Given problem: Print exactly the lines from the first one down to the line that contains "[9.7, -3.4, 24.1]];", both included, and skip the pictures.

[Rows from a dataset of charts and code]
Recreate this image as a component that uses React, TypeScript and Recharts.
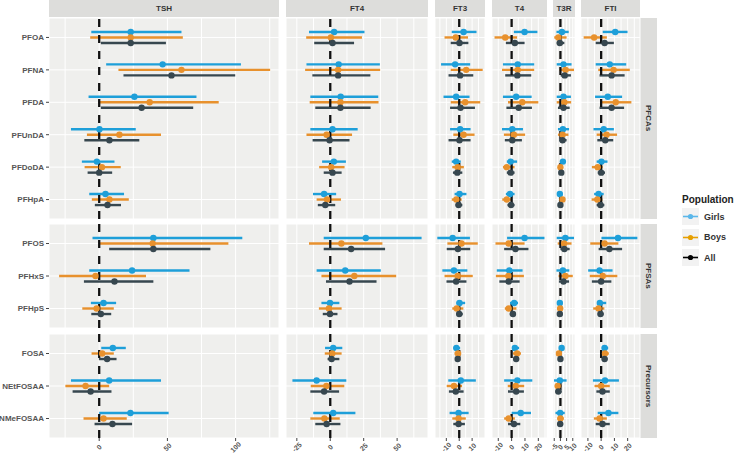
import React from "react";
import { ScatterChart, Scatter, XAxis, YAxis, CartesianGrid, ErrorBar, ReferenceLine } from "recharts";

// compounds, grouped by the right-hand facet
const PFCAS = ["PFOA", "PFNA", "PFDA", "PFUnDA", "PFDoDA", "PFHpA"];
const PFSAS = ["PFOS", "PFHxS", "PFHpS"];
const PRECURSORS = ["FOSA", "NEtFOSAA", "NMeFOSAA"];
const GROUPS = [
  { name: "PFCAs", items: PFCAS },
  { name: "PFSAs", items: PFSAS },
  { name: "Precursors", items: PRECURSORS },
];

// [estimate, lower, upper] per compound, same order as above (PFCAs, PFSAs, Precursors)
const TSH_GIRLS = [[23.1, -5.8, 60.3], [46.5, 5.1, 103.9], [25.8, -7.8, 71.3], [0.2, -20.7, 26.8], [-1.7, -12.7, 11.2], [4.6, -7.3, 18.2], [39.7, -4.9, 104.9], [24.1, -7.3, 66.2], [3.2, -6.1, 12.4], [10, 1.5, 19.5], [7.3, -20.7, 45.3], [22.9, 0, 50.9]];
const TSH_BOYS = [[23.1, -6.6, 61.3], [60.3, 14.1, 125.3], [37, -0.5, 87.6], [14.8, -9, 45.3], [2, -10.7, 15.8], [7.5, -5.4, 21.7], [39.2, 0, 94.7], [-2.7, -29.4, 34.3], [-1.9, -12.4, 10.7], [2.2, -5.6, 10.7], [-10, -24.8, 7.3], [3.2, -11.5, 20.2]];
const TSH_ALL = [[23.1, 1.2, 48.9], [53, 17.8, 99.7], [31.1, 1.2, 68.9], [7.5, -10.9, 29.4], [0, -8.5, 9.5], [6.1, -3.2, 16], [39.7, 7.3, 81.5], [11.2, -11.2, 39.7], [1.2, -5.8, 8.8], [5.8, -0.2, 12.7], [-6.3, -19.5, 9], [9.7, -3.4, 24.1]];

const FT4_GIRLS = [[2.9, -15.9, 25.6], [6.3, -17.8, 37.1], [7.8, -14.9, 35.9], [1.7, -14.9, 20.5], [2.7, -6.1, 11.7], [-4.6, -12.9, 4.4], [26.6, -4.9, 68.3], [11.2, -10.2, 37.8], [-0.2, -6.6, 6.8], [2.2, -3.9, 9], [-10.2, -28.3, 12], [2.2, -12.7, 18.8]];
const FT4_BOYS = [[0.5, -18, 23.7], [5.9, -18.8, 37.3], [7.6, -15.4, 36.1], [-2.7, -17.8, 16.3], [0.7, -8.3, 10.7], [-2.4, -10.2, 8], [8.3, -15.9, 39], [18, -6.6, 49.3], [-1, -8.5, 8.5], [1.5, -4.1, 8.5], [-2.9, -14.6, 10.5], [-4.4, -14.9, 7.1]];
const FT4_ALL = [[1.7, -12, 17.8], [5.9, -13.4, 30], [7.6, -11.2, 30.2], [-0.5, -13.2, 14.4], [1.7, -4.9, 8.5], [-3.7, -9.3, 3.7], [15.6, -4.9, 41], [14.4, -3.2, 34.6], [-0.2, -5.6, 5.4], [1, -2, 6.8], [-4.6, -14.9, 6.6], [-2.7, -11.2, 7.6]];

const FT3_GIRLS = [[3.4, -5.8, 13.4], [-3.2, -14.1, 8.5], [-2.4, -12.2, 8], [0.7, -7.1, 8.8], [-2.4, -5.8, 1.2], [0.2, -3.6, 5.6], [-5.1, -17, 8.3], [-4.1, -13.1, 6.3], [0.2, -2.2, 4.6], [-2.2, -4.6, 0.7], [1.2, -8.5, 12.9], [-0.5, -7.5, 7.3]];
const FT3_BOYS = [[-2.7, -11.4, 6.8], [5.4, -6.6, 18.2], [4.6, -6.6, 16.3], [3.4, -4.6, 11.9], [-1.2, -5.4, 3.6], [-2.2, -5.8, 1.9], [1.7, -9.2, 14.4], [-1.2, -11.4, 10.5], [-1.9, -5.4, 3.2], [-1, -3.6, 1.5], [-4.1, -9.7, 2.2], [-0.5, -5.4, 5.1]];
const FT3_ALL = [[0.2, -6.6, 7.1], [0.7, -8.3, 10.9], [1, -7.1, 12.2], [0.2, -8.3, 8.8], [-1.5, -4.9, 2.4], [-0.5, -2.9, 2.4], [-1, -9.7, 8.5], [-2.4, -9.9, 5.6], [0, -2.2, 2.7], [-1.2, -3.2, 0.7], [-2.7, -8, 3.4], [-0.5, -4.6, 4.4]];

const T4_GIRLS = [[9.7, 1.7, 19.3], [4.6, -6.5, 16.9], [3.4, -6.5, 15], [0.5, -7.2, 8.5], [-0.7, -3.6, 4.1], [-1.2, -4.3, 2.2], [9.7, -3.4, 24.6], [-1.7, -11.1, 8.2], [1.9, -1.2, 4.8], [2.4, 0.5, 5.6], [4.3, -5.6, 15.5], [6.8, 0, 14.5]];
const T4_BOYS = [[-4.8, -12.8, 4.1], [4.6, -7.2, 16.9], [8, -2.7, 20], [1.7, -5.8, 10.1], [-3.6, -6.5, 2.2], [-3.6, -7, -0.2], [-2.2, -12.1, 9.7], [-2.4, -11.8, 9.2], [-2.2, -5.1, 3.6], [4.1, 1, 7], [3.1, -2.9, 9.4], [-2.2, -5.6, 2.4]];
const T4_ALL = [[2.4, -4.3, 9.7], [4.3, -4.8, 14.7], [5.3, -3.9, 15.2], [0.5, -5.1, 7.7], [-0.7, -3.6, 2.2], [-0.5, -3.1, 2.2], [2.9, -5.6, 12.6], [-2.2, -9.2, 6], [1, -1.4, 3.1], [3.4, 1.2, 5.6], [3.4, -2.7, 9.2], [1.7, -2.7, 6.5]];

const T3R_GIRLS = [[1.2, -3.2, 6.7], [2.5, -3, 9], [2.5, -3, 8.5], [2, -2, 7], [2, 0, 4], [-0.5, -2.5, 1.5], [4, -3, 11], [2, -3.2, 7.2], [-0.5, -2.5, 1.5], [1, -1, 2.5], [-0.5, -5.2, 5], [-0.2, -4, 3.5]];
const T3R_BOYS = [[-1.7, -5, 5], [4.2, -0.7, 11], [3.2, -3, 8.7], [1.7, -2, 6.5], [0, -1.7, 2], [1.7, -1.2, 3.5], [3, -2.2, 9], [4, -1.5, 10], [-0.2, -2.5, 2], [-1.2, -3, 0.5], [-2.2, -4.5, 1], [0, -2.5, 2.7]];
const T3R_ALL = [[-0.5, -3, 3.2], [3.5, 0.2, 8.5], [2.5, -2, 7.5], [1.7, -1, 5], [0.7, -1.2, 2.5], [0, -1.5, 2], [3.2, 0, 7.5], [2.5, -1.2, 7], [-0.5, -2.2, 1.5], [0, -1.5, 1.5], [-1.7, -4, 1], [-0.2, -2.5, 2.2]];

const FTI_GIRLS = [[10.6, 1.2, 19.9], [6.5, -4.1, 18.9], [5, -4.6, 15.8], [1.9, -5.8, 9.6], [0.2, -3.4, 4.8], [-1.9, -5.3, 1.9], [12.7, 0.2, 27.3], [-1.2, -9.8, 8.6], [-1, -2.9, 3.8], [2.6, 0.5, 5.3], [2.9, -6.2, 13.4], [5.5, -2.6, 13]];
const FTI_BOYS = [[-5.3, -13.2, 4.3], [9.4, -2.2, 21.6], [11, 0, 22.8], [4.1, -3.4, 12], [-2.6, -7, 1.2], [-2.9, -7.2, 1], [2.6, -8.2, 13], [1.2, -8.6, 12.2], [-1.9, -6, 2.4], [2.9, 0.2, 5.8], [0, -5, 6.5], [-1.2, -5.5, 4.3]];
const FTI_ALL = [[2.6, -4.1, 9.6], [7.9, -1.2, 17.7], [7.9, -1.2, 17.3], [3.1, -2.9, 9.1], [0, -2.6, 2.9], [-0.5, -3.4, 2.4], [6.2, -1.9, 15.8], [0, -7, 7.7], [-0.5, -2.6, 1.9], [2.6, 0.5, 4.8], [1, -3.6, 6.5], [1, -4.1, 6.5]];

// axis ticks: labelled ones and the extra minor grid lines
const TSH_TICKS = [0, 50, 100];
const TSH_GRID = [-25, 0, 25, 50, 75, 100, 125];
const FT4_TICKS = [-25, 0, 25, 50];
const FT4_GRID = [-25, -12.5, 0, 12.5, 25, 37.5, 50, 62.5];
const FT3_TICKS = [-10, 0, 10];
const FT3_GRID = [-15, -10, -5, 0, 5, 10, 15];
const T4_TICKS = [-10, 0, 10, 20];
const T4_GRID = [-10, -5, 0, 5, 10, 15, 20, 25];
const T3R_TICKS = [-5, 0, 5, 10];
const T3R_GRID = [-5, -2.5, 0, 2.5, 5, 7.5, 10];
const FTI_TICKS = [-10, 0, 10, 20];
const FTI_GRID = [-10, -5, 0, 5, 10, 15, 20, 25];

const POPS = [
  { name: "Girls", color: "#1E9FD9", key: "#5BB7EA" },
  { name: "Boys", color: "#E8912D", key: "#E69F00" },
  { name: "All", color: "#37474F", key: "#000000" },
];

const HORMONES = [
  { name: "TSH", x: 49, w: 230, dom: [-36.8, 131.8], ticks: TSH_TICKS, grid: TSH_GRID, series: [TSH_GIRLS, TSH_BOYS, TSH_ALL] },
  { name: "FT4", x: 286, w: 142, dom: [-33.1, 73.1], ticks: FT4_TICKS, grid: FT4_GRID, series: [FT4_GIRLS, FT4_BOYS, FT4_ALL] },
  { name: "FT3", x: 435, w: 50, dom: [-18.8, 20], ticks: FT3_TICKS, grid: FT3_GRID, series: [FT3_GIRLS, FT3_BOYS, FT3_ALL] },
  { name: "T4", x: 492, w: 55, dom: [-14.7, 26.5], ticks: T4_TICKS, grid: T4_GRID, series: [T4_GIRLS, T4_BOYS, T4_ALL] },
  { name: "T3R", x: 553, w: 22, dom: [-6, 11.8], ticks: T3R_TICKS, grid: T3R_GRID, series: [T3R_GIRLS, T3R_BOYS, T3R_ALL] },
  { name: "FTI", x: 581, w: 59, dom: [-15.2, 29.3], ticks: FTI_TICKS, grid: FTI_GRID, series: [FTI_GIRLS, FTI_BOYS, FTI_ALL] },
];

const ROWS = [
  { y: 18, h: 201 },
  { y: 224, h: 104 },
  { y: 334, h: 104 },
];

const FONT = "'Liberation Sans', Arial, sans-serif";
const PANEL = "#EFEFED";
const STRIP = "#DDDDDB";
const DODGE = 0.17;
const LEFT_W = 49;
const BOTTOM_H = 18;

function XTick({ x, y, payload, majors }: any) {
  if (!majors.includes(payload.value)) return null;
  return (
    <g transform={`translate(${x},${y})`}>
      <line x1={0} x2={0} y1={0} y2={3} stroke="#444" strokeWidth={1} />
      <text transform="translate(0,9) rotate(-45)" textAnchor="middle" dominantBaseline="central" fontSize={7} fontWeight={700} fill="#555" fontFamily={FONT}>
        {payload.value}
      </text>
    </g>
  );
}

function Panel({ hormone, group, gi, row, left, bottom }: any) {
  const n = group.items.length;
  const start = GROUPS.slice(0, gi).reduce((a: number, g: any) => a + g.items.length, 0);
  const w = hormone.w + (left ? LEFT_W : 0);
  const h = row.h + (bottom ? BOTTOM_H : 0);
  const yTicks = group.items.map((_: string, i: number) => i + 1);
  return (
    <div style={{ position: "absolute", left: left ? 0 : hormone.x, top: row.y, width: w, height: h }}>
      <ScatterChart width={w} height={h} margin={{ top: 0, right: 0, bottom: 0, left: 0 }}>
        <CartesianGrid fill={PANEL} fillOpacity={1} stroke="#FFFFFF" strokeWidth={1} />
        <XAxis type="number" dataKey="x" domain={hormone.dom} ticks={hormone.grid} interval={0} allowDataOverflow
          hide={!bottom} height={BOTTOM_H} axisLine={false} tickLine={false} tickSize={0} tickMargin={0}
          tick={<XTick majors={hormone.ticks} />} />
        <YAxis type="number" dataKey="y" domain={[0.4, n + 0.6]} reversed ticks={yTicks} interval={0} allowDataOverflow
          hide={!left} width={LEFT_W} axisLine={false} tickSize={3} tickMargin={2} tickLine={{ stroke: "#444" }}
          tickFormatter={(v: number) => group.items[v - 1] || ""}
          tick={{ fontSize: 8, fontWeight: 700, fill: "#555", fontFamily: FONT }} />
        {POPS.map((p, pi) => {
          const vals = hormone.series[pi].slice(start, start + n);
          const data = vals.map((v: number[], i: number) => ({
            x: v[0], y: i + 1 + (pi - 1) * DODGE, err: [v[0] - v[1], v[2] - v[0]],
          }));
          return (
            <Scatter key={p.name} data={data} fill={p.color} isAnimationActive={false}
              shape={(s: any) => <circle cx={s.cx} cy={s.cy} r={3.2} fill={p.color} />}>
              <ErrorBar dataKey="err" direction="x" width={0} stroke={p.color} strokeWidth={2.4} />
            </Scatter>
          );
        })}
        <ReferenceLine x={0} stroke="#111" strokeWidth={2.3} strokeDasharray="8 8" />
      </ScatterChart>
    </div>
  );
}

export default function App() {
  return (
    <div style={{ position: "absolute", left: 0, top: 0, width: 736, height: 456, background: "#fff", fontFamily: FONT }}>
      <style>{`.recharts-wrapper, .recharts-surface { overflow: visible !important; }`}</style>
      {HORMONES.map((hm) => (
        <div key={hm.name} style={{ position: "absolute", left: hm.x, top: 0, width: hm.w, height: 17, background: STRIP,
          display: "flex", alignItems: "center", justifyContent: "center", fontSize: 8, fontWeight: 700, color: "#333" }}>
          {hm.name}
        </div>
      ))}
      {GROUPS.map((g, gi) => (
        <div key={g.name} style={{ position: "absolute", left: 640, top: ROWS[gi].y, width: 17, height: ROWS[gi].h, background: STRIP,
          display: "flex", alignItems: "center", justifyContent: "center", fontSize: 8, fontWeight: 700, color: "#333" }}>
          <span style={{ writingMode: "vertical-rl" }}>{g.name}</span>
        </div>
      ))}
      {GROUPS.map((g, gi) =>
        HORMONES.map((hm, hi) => (
          <Panel key={g.name + hm.name} hormone={hm} group={g} gi={gi} row={ROWS[gi]} left={hi === 0} bottom={gi === GROUPS.length - 1} />
        ))
      )}
      <div style={{ position: "absolute", left: 682, top: 194, fontSize: 10, fontWeight: 700, color: "#222" }}>Population</div>
      {POPS.map((p, i) => (
        <div key={p.name} style={{ position: "absolute", left: 682, top: 208 + i * 20.5, height: 17, display: "flex", alignItems: "center" }}>
          <svg width={17} height={17} style={{ background: "#F2F2F2" }}>
            <line x1={1} x2={16} y1={8.5} y2={8.5} stroke={p.key} strokeWidth={1.6} />
            <circle cx={8.5} cy={8.5} r={2.6} fill={p.key} />
          </svg>
          <span style={{ marginLeft: 5, fontSize: 9, fontWeight: 700, color: "#333" }}>{p.name}</span>
        </div>
      ))}
    </div>
  );
}
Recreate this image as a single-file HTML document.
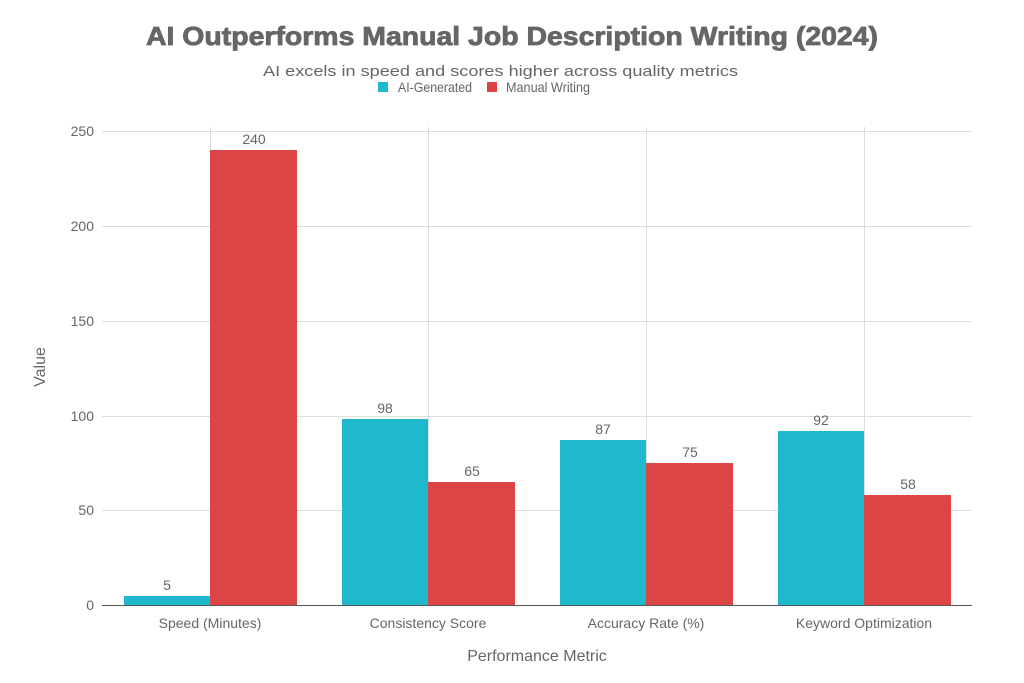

Written solution:
Recreate this image as a component that uses React, TypeScript and Recharts.
import React from "react";
import { ScatterChart, Scatter, XAxis, YAxis, CartesianGrid, ErrorBar, ReferenceLine } from "recharts";

// compounds, grouped by the right-hand facet
const PFCAS = ["PFOA", "PFNA", "PFDA", "PFUnDA", "PFDoDA", "PFHpA"];
const PFSAS = ["PFOS", "PFHxS", "PFHpS"];
const PRECURSORS = ["FOSA", "NEtFOSAA", "NMeFOSAA"];
const GROUPS = [
  { name: "PFCAs", items: PFCAS },
  { name: "PFSAs", items: PFSAS },
  { name: "Precursors", items: PRECURSORS },
];

// [estimate, lower, upper] per compound, same order as above (PFCAs, PFSAs, Precursors)
const TSH_GIRLS = [[23.1, -5.8, 60.3], [46.5, 5.1, 103.9], [25.8, -7.8, 71.3], [0.2, -20.7, 26.8], [-1.7, -12.7, 11.2], [4.6, -7.3, 18.2], [39.7, -4.9, 104.9], [24.1, -7.3, 66.2], [3.2, -6.1, 12.4], [10, 1.5, 19.5], [7.3, -20.7, 45.3], [22.9, 0, 50.9]];
const TSH_BOYS = [[23.1, -6.6, 61.3], [60.3, 14.1, 125.3], [37, -0.5, 87.6], [14.8, -9, 45.3], [2, -10.7, 15.8], [7.5, -5.4, 21.7], [39.2, 0, 94.7], [-2.7, -29.4, 34.3], [-1.9, -12.4, 10.7], [2.2, -5.6, 10.7], [-10, -24.8, 7.3], [3.2, -11.5, 20.2]];
const TSH_ALL = [[23.1, 1.2, 48.9], [53, 17.8, 99.7], [31.1, 1.2, 68.9], [7.5, -10.9, 29.4], [0, -8.5, 9.5], [6.1, -3.2, 16], [39.7, 7.3, 81.5], [11.2, -11.2, 39.7], [1.2, -5.8, 8.8], [5.8, -0.2, 12.7], [-6.3, -19.5, 9], [9.7, -3.4, 24.1]];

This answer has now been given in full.